— Start Collected data —

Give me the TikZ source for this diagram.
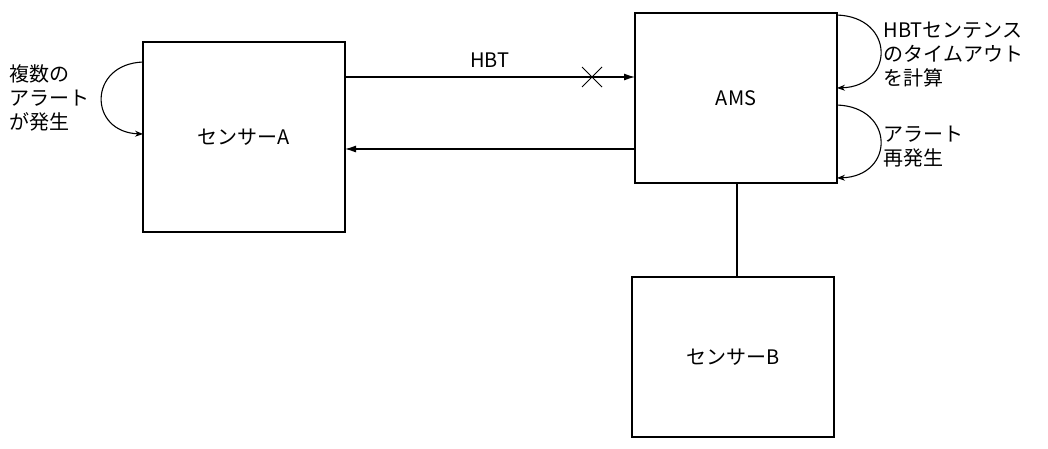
\documentclass[tikz,border=0pt]{standalone}
\usepackage{fontspec}
\setmainfont{Noto Sans CJK JP}
\usetikzlibrary{arrows.meta}
\begin{document}
\begin{tikzpicture}[x=1pt,y=-1pt,
  box/.style={draw,line width=1.2pt,inner sep=0},
  txt/.style={font=\fontsize{20}{24}\selectfont},
  lbl/.style={txt,align=left,anchor=west},
  arr/.style={line width=1.1pt,-{Latex[length=11pt,width=7pt]}},
  loop/.style={line width=1.1pt,-{Stealth[length=8pt,width=6pt]}}]
\useasboundingbox (0,0) rectangle (1048,448);
\draw[box] (143,42) rectangle (345,232);
\node[txt] (a) at (244,137) {センサーA};
\draw[box] (635,13) rectangle (837,183);
\node[txt] (ams) at (736,98) {AMS};
\draw[box] (632,277) rectangle (834,437);
\node[txt] (b) at (733,357) {センサーB};
\coordinate (h1) at (345,77); \coordinate (h2) at (635,77);
\draw[arr] (h1) -- (h2) node[midway,above=6pt,txt] {HBT};
\node (x) at (592,77) {};
\draw[line width=1pt] (582,67) -- (602,87) (582,87) -- (602,67);
\coordinate (r1) at (635,149); \coordinate (r2) at (345,149);
\draw[arr] (r1) -- (r2);
\coordinate (v1) at (737,183); \coordinate (v2) at (737,277);
\draw[line width=1.2pt] (v1) -- (v2);
\coordinate (l1) at (143,62); \coordinate (l2) at (143,134);
\draw[loop] (l1) .. controls (88,64) and (88,132) .. (l2);
\node[lbl] (lt) at (6,98) {複数の\\アラート\\が発生};
\coordinate (q1) at (837,15); \coordinate (q2) at (837,88);
\draw[loop] (q1) .. controls (895,17) and (895,86) .. (q2);
\coordinate (p1) at (837,105); \coordinate (p2) at (837,178);
\draw[loop] (p1) .. controls (895,107) and (895,176) .. (p2);
\node[lbl] (t1) at (880,55) {HBTセンテンス\\のタイムアウト\\を計算};
\node[lbl] (t2) at (880,147) {アラート\\再発生};
\end{tikzpicture}
\end{document}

— End Collected data —

▸ **Goal of the exercise**: Every line should be retyped exactly, with the pictures omitted.

▸ **Output of the exercise**:
Give me the TikZ source for this diagram.
\documentclass[tikz,border=0pt]{standalone}
\usepackage{fontspec}
\setmainfont{Noto Sans CJK JP}
\usetikzlibrary{arrows.meta}
\begin{document}
\begin{tikzpicture}[x=1pt,y=-1pt,
  box/.style={draw,line width=1.2pt,inner sep=0},
  txt/.style={font=\fontsize{20}{24}\selectfont},
  lbl/.style={txt,align=left,anchor=west},
  arr/.style={line width=1.1pt,-{Latex[length=11pt,width=7pt]}},
  loop/.style={line width=1.1pt,-{Stealth[length=8pt,width=6pt]}}]
\useasboundingbox (0,0) rectangle (1048,448);
\draw[box] (143,42) rectangle (345,232);
\node[txt] (a) at (244,137) {センサーA};
\draw[box] (635,13) rectangle (837,183);
\node[txt] (ams) at (736,98) {AMS};
\draw[box] (632,277) rectangle (834,437);
\node[txt] (b) at (733,357) {センサーB};
\coordinate (h1) at (345,77); \coordinate (h2) at (635,77);
\draw[arr] (h1) -- (h2) node[midway,above=6pt,txt] {HBT};
\node (x) at (592,77) {};
\draw[line width=1pt] (582,67) -- (602,87) (582,87) -- (602,67);
\coordinate (r1) at (635,149); \coordinate (r2) at (345,149);
\draw[arr] (r1) -- (r2);
\coordinate (v1) at (737,183); \coordinate (v2) at (737,277);
\draw[line width=1.2pt] (v1) -- (v2);
\coordinate (l1) at (143,62); \coordinate (l2) at (143,134);
\draw[loop] (l1) .. controls (88,64) and (88,132) .. (l2);
\node[lbl] (lt) at (6,98) {複数の\\アラート\\が発生};
\coordinate (q1) at (837,15); \coordinate (q2) at (837,88);
\draw[loop] (q1) .. controls (895,17) and (895,86) .. (q2);
\coordinate (p1) at (837,105); \coordinate (p2) at (837,178);
\draw[loop] (p1) .. controls (895,107) and (895,176) .. (p2);
\node[lbl] (t1) at (880,55) {HBTセンテンス\\のタイムアウト\\を計算};
\node[lbl] (t2) at (880,147) {アラート\\再発生};
\end{tikzpicture}
\end{document}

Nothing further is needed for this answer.